Einde inhoudsopgave
Rapport alimentatienormen 2010
5.4 Indien kinderalimentatie moet worden vastgesteld
Geldend
Geldend vanaf 01-07-2010
- Bronpublicatie:
01-07-2010, Internet 2010, www.nvvr.org (uitgifte: 01-07-2010, kamerstukken/regelingnummer: -)
- Inwerkingtreding
01-07-2010
- Bronpublicatie inwerkingtreding:
01-07-2010, Internet 2010, www.nvvr.org (uitgifte: 01-07-2010, kamerstukken/regelingnummer: -)
- Vakgebied(en)
Personen- en familierecht / Alimentatie
Indien beide ouders na de scheiding een inkomen hebben dat hoger is dan de bijstandsnorm voor een alleenstaande, rijst de vraag wie welk deel van de behoefte van een kind moet dragen. Ter bepaling van ieders aandeel kan van beide ouders een draagkrachtberekening worden gemaakt die dan vervolgens met elkaar worden vergeleken, een draagkrachtvergelijking. Dat is niet nodig als de gezamenlijke draagkracht van de ouders lager is dan de behoefte van het kind. Dan wordt de bijdrage van de onderhoudsplichtige ouder beperkt tot diens draagkracht.
Voor het geval wel een volledige draagkrachtvergelijking wordt gemaakt, beveelt de werkgroep aan de betrokken kinderen buiten beschouwing te laten. Dat betekent dat de rechthebbende als alleenstaande wordt beschouwd, tenzij er nog andere gezinsleden zijn die (mede) door de onderhoudsgerechtigde moeten worden onderhouden dan de kinderen van partijen. Wel moet er rekening mee worden gehouden dat enerzijds de rechthebbende door aanwezigheid van deze kinderen in aanmerking kan komen voor extra heffingskortingen en anderzijds de niet-verzorgende ouder voor de persoonsgebonden aftrek wegens kinderalimentatie.
Een voorbeeld ter verduidelijking: een kind (7 jaar) woont bij moeder (ouder 2) en tijdens het huwelijk waren partijen tweeverdieners.

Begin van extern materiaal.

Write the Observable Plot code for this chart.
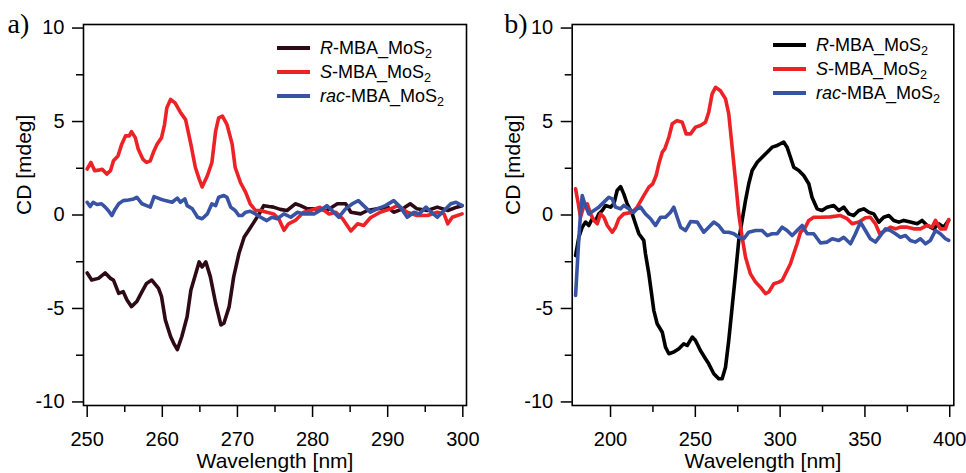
<!DOCTYPE html>
<html><head><meta charset="utf-8">
<script src="https://cdn.jsdelivr.net/npm/d3@7"></script>
<script src="https://cdn.jsdelivr.net/npm/@observablehq/plot@0.6"></script>
<style>
body{margin:0;background:#fff;}
#wrap{position:relative;width:966px;height:473px;overflow:hidden;font-family:"Liberation Sans",Arial,sans-serif;background:#fff;}
.panel{position:absolute;top:0;}
.panel svg{display:block;}
.lg{position:absolute;font-size:18px;color:#000;white-space:nowrap;height:24px;display:flex;align-items:center;}
.lg .sw{width:33px;height:4px;margin-right:10px;}
.lg sub{font-size:0.7em;line-height:0;vertical-align:-0.3em;}
</style></head>
<body>
<div id="wrap"></div>
<script>
// ---------- data: [wavelength nm, CD mdeg] ----------
const aR = [[250,-3.1],[250.6,-3.48],[251.5,-3.39],[252.4,-3.1],[253.1,-3.39],[253.5,-3.48],[254.2,-4.19],[254.8,-4.1],[255.3,-4.55],[255.9,-4.9],[256.6,-4.63],[257.3,-4.1],[257.9,-3.66],[258.6,-3.48],[259.5,-3.93],[259.9,-4.37],[260.4,-5.61],[261.1,-6.5],[261.5,-6.85],[262,-7.2],[262.6,-6.5],[263.3,-5.44],[263.8,-4.02],[264.2,-3.48],[264.9,-2.51],[265.3,-2.78],[265.8,-2.51],[266.4,-3.31],[267.1,-4.72],[267.8,-5.88],[268.2,-5.79],[268.9,-4.9],[269.5,-3.31],[270.2,-2.06],[270.9,-1.18],[271.5,-0.82],[272.2,-0.38],[272.9,0.06],[273.5,0.5],[274.2,0.45],[274.8,0.42],[275.7,0.3],[276.6,0.24],[277.7,0.6],[278.4,0.5],[279.3,0.33],[280.6,0.33],[281.9,0.24],[283.3,0.6],[284.4,0.6],[285.1,0.15],[286.4,0.06],[287.3,0.24],[288.6,0.33],[290,0.42],[290.8,0.15],[292,0.33],[293,0.6],[293.9,0.33],[295.3,0.24],[296.6,0.42],[298,0.24],[299.2,0.42],[299.9,0.5]];
const aS = [[250,2.46],[250.5,2.81],[251,2.37],[251.5,2.4],[252,2.45],[252.6,2.19],[253.1,2.37],[253.5,2.9],[254.1,3.16],[254.6,3.79],[255.1,4.23],[255.6,4.23],[255.9,4.46],[256.4,4.14],[256.8,3.52],[257.4,2.99],[257.9,2.81],[258.4,2.9],[258.8,3.34],[259.3,3.79],[259.9,4.14],[260.3,4.85],[260.6,5.73],[261.1,6.18],[261.7,6.0],[262.4,5.5],[263.1,5.1],[263.8,3.79],[264.4,2.54],[264.9,1.93],[265.3,1.5],[266,2.1],[266.6,2.81],[267.1,4.49],[267.5,5.2],[268,5.29],[268.6,4.85],[269.3,3.79],[269.7,2.54],[270.4,1.74],[271.1,1.21],[271.7,0.6],[272.4,0.24],[273.1,0.24],[273.9,0.15],[274.8,0.06],[275.5,-0.2],[276.2,-0.82],[276.8,-0.47],[277.7,-0.29],[278.8,0.15],[279.7,0.24],[281,0.41],[282.2,0.05],[283.1,0.15],[284,-0.2],[285.1,-0.85],[286,-0.47],[286.8,-0.56],[287.7,-0.15],[289,0.15],[290.4,0.33],[291.3,0.5],[292.6,0.15],[293.9,-0.03],[295.3,-0.03],[296.6,0.15],[297.5,0.06],[298,-0.47],[298.6,-0.12],[299.9,0.06]];
const aRac = [[250,0.68],[250.4,0.45],[250.8,0.68],[251.3,0.56],[251.9,0.6],[252.4,0.42],[252.8,0.24],[253.3,-0.03],[253.7,0.3],[254.2,0.6],[254.8,0.77],[255.5,0.8],[256.2,0.86],[256.6,0.95],[257.3,0.6],[257.9,0.5],[258.4,0.42],[258.9,0.98],[259.7,0.86],[260.4,0.77],[261.3,0.68],[262,0.9],[262.4,0.68],[263,0.86],[263.3,0.5],[264,0.33],[264.7,-0.12],[265.3,-0.2],[266,0.06],[266.6,0.6],[267.1,0.5],[267.5,0.95],[268.2,1.04],[268.6,0.95],[269.1,0.42],[269.7,0.24],[270.2,-0.03],[270.6,-0.03],[271.1,0.15],[271.7,0.2],[272.4,0.06],[273.1,-0.12],[273.9,-0.3],[274.6,-0.12],[275.3,-0.2],[276.2,0.06],[277.1,-0.12],[278,0.15],[278.8,0.06],[280.2,0.06],[281,0.24],[281.9,0.5],[282.6,0.24],[283.5,-0.12],[284.4,0.33],[285.3,0.6],[286.1,0.77],[287,0.42],[287.7,0.15],[288.6,0.33],[289.7,0.5],[290.8,0.77],[291.7,0.42],[292.6,-0.12],[293.5,0.15],[294.2,0.06],[295.1,0.42],[295.8,0.15],[296.6,-0.12],[297.5,0.24],[298.4,0.6],[299.1,0.68],[299.9,0.5]];

const bR = [[179.4,-2.17],[181.3,-1.19],[183.3,-0.65],[185.3,-0.38],[187.2,-0.56],[189.2,-0.2],[191.2,-0.29],[193.1,0.06],[195.1,0.24],[197.1,0.51],[200,0.42],[202,0.6],[203.9,1.31],[205.9,1.52],[207.8,1.13],[209.8,0.6],[212.8,0.06],[214.7,-0.47],[216.7,-1.0],[219.6,-1.36],[220.6,-2.07],[222.6,-3.15],[224.2,-4.21],[225.5,-5.1],[227.5,-5.82],[230.5,-6.27],[232.4,-7.07],[234.4,-7.42],[237.3,-7.33],[240.3,-7.15],[243.2,-6.89],[245.2,-6.98],[248.2,-6.53],[250.1,-6.71],[253,-7.25],[256,-7.69],[257.9,-7.96],[260.9,-8.49],[263.8,-8.76],[265.8,-8.76],[267.8,-8.14],[269.7,-6.71],[271.7,-4.93],[273.7,-3.15],[275.6,-1.36],[277.6,-0.29],[279.6,0.78],[281.5,1.67],[283.5,2.38],[286.5,2.82],[289.4,3.09],[292.4,3.36],[295.3,3.63],[298.3,3.72],[300.2,3.81],[302.1,3.9],[304.1,3.63],[306.1,3.09],[308,2.56],[311,2.38],[313.9,2.11],[316.9,1.67],[318.8,0.95],[321.8,0.33],[324.7,0.24],[327.7,0.42],[331.6,0.51],[334.6,0.24],[337.5,0.42],[340.5,0.06],[343.4,-0.03],[346.4,0.24],[349.3,0.33],[352.3,0.15],[355.2,0.06],[358.2,-0.38],[361.1,-0.12],[364.1,-0.03],[367,-0.29],[370,-0.38],[372.9,-0.29],[376.8,-0.38],[380.8,-0.47],[383.7,-0.29],[386.7,-0.56],[390.6,-0.74],[393.5,-0.47],[396.5,-0.65],[399.4,-0.29]];
const bS = [[179.4,1.4],[181,0.6],[182.3,-0.12],[184.3,0.5],[186.3,0.6],[188.2,0.06],[190.2,-0.29],[192.2,-0.47],[194.1,0.06],[196.1,-0.12],[198.1,-0.56],[201,-0.92],[203,-0.65],[204.9,-0.2],[207.8,0.06],[212.8,0.15],[215.7,0.42],[219.6,1.04],[222.6,1.49],[224.9,1.67],[226.9,2.11],[228.5,2.74],[230.5,3.36],[232,3.54],[234.4,4.16],[236.4,4.88],[239.3,5.05],[242.3,4.96],[244.6,4.34],[247.2,4.34],[250.1,4.7],[253,4.79],[256,4.96],[257.9,5.5],[259.9,6.48],[261.9,6.83],[264.8,6.65],[267.8,6.21],[269.7,5.41],[271.7,3.63],[273.7,1.84],[275.6,0.06],[277.6,-1.19],[279.6,-2.26],[282.5,-3.15],[285.5,-3.59],[288.4,-3.86],[291.4,-4.21],[293.3,-4.12],[296.3,-3.68],[299.2,-3.59],[301.2,-3.5],[304.1,-2.97],[306.1,-2.61],[308,-2.07],[310,-1.54],[312,-0.92],[314.9,-0.65],[316.9,-0.29],[319.8,-0.12],[323.8,-0.12],[329.7,-0.1],[335.6,-0.03],[339.5,-0.2],[342.5,-0.47],[346.4,-0.38],[350.3,-0.15],[353.2,-0.12],[356.2,-0.47],[358.7,-1.0],[362.1,-0.83],[365,-0.65],[368,-0.74],[370.9,-0.65],[374.9,-0.65],[378.8,-0.74],[382.7,-0.74],[386.7,-0.56],[389.6,-0.65],[391.6,-0.29],[394.5,-0.74],[397.5,-0.74],[399.4,-0.24]];
const bRac = [[179.4,-4.3],[181,-1.72],[182.3,0.06],[183.3,1.04],[184.8,0.6],[187.2,0.06],[190.2,0.24],[193.1,0.42],[196.1,0.69],[199,0.95],[201,0.86],[202.9,0.42],[205.9,0.33],[207.8,0.51],[210.8,0.33],[213.7,0.15],[215.7,0.33],[217.7,0.42],[220.6,0.06],[223.6,-0.2],[226.5,-0.56],[229.5,-0.12],[232.4,-0.12],[235.4,0.15],[237.3,0.42],[239.3,-0.12],[241.3,-0.65],[244.2,-0.83],[247.2,-0.35],[251.1,-0.38],[255,-0.92],[257.9,-0.65],[260.9,-0.38],[263.8,-0.56],[266.8,-0.92],[269.7,-0.92],[272.7,-1.0],[275.6,-1.19],[278.6,-1.27],[281.5,-0.92],[285.5,-0.83],[289.4,-0.83],[292.4,-1.1],[295.3,-1.0],[298.3,-1.0],[301.2,-0.65],[304.1,-0.83],[307.1,-1.1],[310,-0.83],[313,-0.56],[315.9,-1.0],[319.8,-1.0],[323.8,-1.5],[327.7,-1.45],[330.7,-1.27],[334.6,-1.36],[337.5,-1.19],[341.5,-1.54],[344.4,-1.0],[347.4,-0.38],[350.3,-0.83],[353.2,-1.27],[356.2,-1.45],[359.1,-1.1],[362.1,-0.74],[365,-0.83],[368,-1.0],[370.9,-1.19],[373.9,-1.1],[376.8,-1.36],[379.8,-1.45],[382.7,-1.27],[385.7,-1.54],[388.6,-1.36],[391.6,-0.83],[394.5,-1.0],[397.5,-1.27],[399.4,-1.36]];

// ---------- labels & ticks ----------
const seriesPrefix = ["R", "S", "rac"];
const colorsA = ["#2e0a17", "#ec2226", "#3953a4"];
const colorsB = ["#000000", "#ec2226", "#3953a4"];
const xMajorA = [250, 260, 270, 280, 290, 300];
const xMinorA = [255, 265, 275, 285, 295];
const xMajorB = [200, 250, 300, 350, 400];
const xMinorB = [225, 275, 325, 375];
const yMajor = [-10, -5, 0, 5, 10];
const yMinor = [-7.5, -2.5, 2.5, 7.5];
const xTitle = "Wavelength [nm]";
const yTitle = "CD [mdeg]";
const panelTags = ["a)", "b)"];

function makePanel({series, colors, xDomain, xMajor, xMinor, width, marginLeft, marginRight, tag, tagDx}) {
  const marks = [];
  series.forEach((s, i) => marks.push(Plot.line(s, {x: d => d[0], y: d => d[1], stroke: colors[i], strokeWidth: 3.6, strokeLinejoin: "round", strokeLinecap: "round"})));
  marks.push(
    Plot.axisX(xMajor, {tickSize: 12, tickPadding: 14, fontSize: 20, strokeWidth: 1.5, label: null, tickFormat: d => String(d)}),
    Plot.axisX(xMinor, {tickSize: 7, strokeWidth: 1.5, fill: "none", label: null}),
    Plot.axisY(yMajor, {tickSize: 11, tickPadding: 8, fontSize: 20, strokeWidth: 1.5, label: null, tickFormat: d => String(d)}),
    Plot.axisY(yMinor, {tickSize: 7, strokeWidth: 1.5, fill: "none", label: null}),
    Plot.frame({stroke: "#000", strokeWidth: 1.6}),
    Plot.text([xTitle], {text: d => d, frameAnchor: "bottom", dy: 56, fontSize: 21, lineAnchor: "middle", fill: "#000"}),
    Plot.text([yTitle], {text: d => d, frameAnchor: "left", dx: -59, rotate: -90, fontSize: 21, lineAnchor: "middle", fill: "#000"}),
    Plot.text([tag], {text: d => d, frameAnchor: "top-left", dx: tagDx, dy: 8, fontSize: 28, textAnchor: "start", lineAnchor: "bottom", fontFamily: "'Liberation Serif','Times New Roman',serif", fill: "#000"})
  );
  return Plot.plot({
    width, height: 473, marginLeft, marginRight, marginTop: 24, marginBottom: 68,
    x: {domain: xDomain}, y: {domain: [-10.19, 10.19]},
    style: {fontFamily: "'Liberation Sans', Arial, sans-serif", fontSize: "20px", color: "#000", background: "transparent", overflow: "visible"},
    marks
  });
}

const wrap = document.getElementById("wrap");
function addPanel(svg, left) {
  const d = document.createElement("div");
  d.className = "panel"; d.style.left = left + "px";
  d.appendChild(svg); wrap.appendChild(d);
}
addPanel(makePanel({series: [aR, aS, aRac], colors: colorsA, xDomain: [249.51, 300.49], xMajor: xMajorA, xMinor: xMinorA, width: 480, marginLeft: 83, marginRight: 14, tag: panelTags[0], tagDx: -76}), 0);
addPanel(makePanel({series: [bR, bS, bRac], colors: colorsB, xDomain: [177.4, 402.4], xMajor: xMajorB, xMinor: xMinorB, width: 486, marginLeft: 91.7, marginRight: 12.7, tag: panelTags[1], tagDx: -68}), 480);

function addLegend(left, top, colors) {
  seriesPrefix.forEach((p, i) => {
    const row = document.createElement("div");
    row.className = "lg";
    row.style.left = left + "px";
    row.style.top = (top + i * 24 - 12) + "px";
    const sw = document.createElement("div");
    sw.className = "sw"; sw.style.background = colors[i];
    const t = document.createElement("span");
    t.innerHTML = "<i>" + p + "</i>-MBA_MoS<sub>2</sub>";
    row.appendChild(sw); row.appendChild(t);
    wrap.appendChild(row);
  });
}
addLegend(277, 48, colorsA);
addLegend(773, 45, colorsB);
</script>
</body></html>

De behoefte bedraagt inclusief kosten kinderopvang € 415,- per maand.
Ouder 1: | Ouder 2: | |||
---|---|---|---|---|
netto inkomen incl. vakantietoeslag | 1780 | 1340 | ||
extra heffingskorting na scheiding | 50+ | |||
totaal inkomen | 1780 | 1390 | ||
norm alleenstaande | 890 | 890 | ||
woonlast (-/- 202) | 200 | 200 | ||
premie ZVW | 100 | 100 | ||
aflossing schuld IDM | 50 | |||
bezoekkosten | 40 | - | ||
draagkrachtloos | 1280 | 1280- | 1190 | 1190- |
draagkrachtruimte | 500 | 200 | ||
waarvan 70% | 350 | 140 | ||
fiscaal voordeel | 38 + | - | ||
maximale draagkracht | 388 | 140 |
De totale draagkracht van ouder 1 en ouder 2 bedraagt dan tezamen 528 (388 + 140).
De verdeling van de kosten over beide ouders kan dan berekend worden volgens de formule: ieders draagkracht gedeeld door totale draagkracht vermenigvuldigd met de behoefte, ofwel
het deel van ouder 1 bedraagt: 388 / 528 × 415 = | € | 305 |
het deel van ouder 2 bedraagt: 140 / 528 × 415 = | € | 110 |
samen | € | 415 |
Bovenstaande vergelijking is gemaakt als een netto berekening maar kan zonder meer toegepast worden als de draagkracht van de ouders wordt berekend volgens de bruto methode.
Vermeld zij nog dat alleen bij de eerste vaststelling na het uiteengaan van de ouders de inkomens van tweeverdieners worden opgeteld omdat uitgangspunt voor de kosten van kinderen het gezamenlijke gezinsinkomen ten tijde van de relatie is (zie verder ook hoofdstuk 3.2).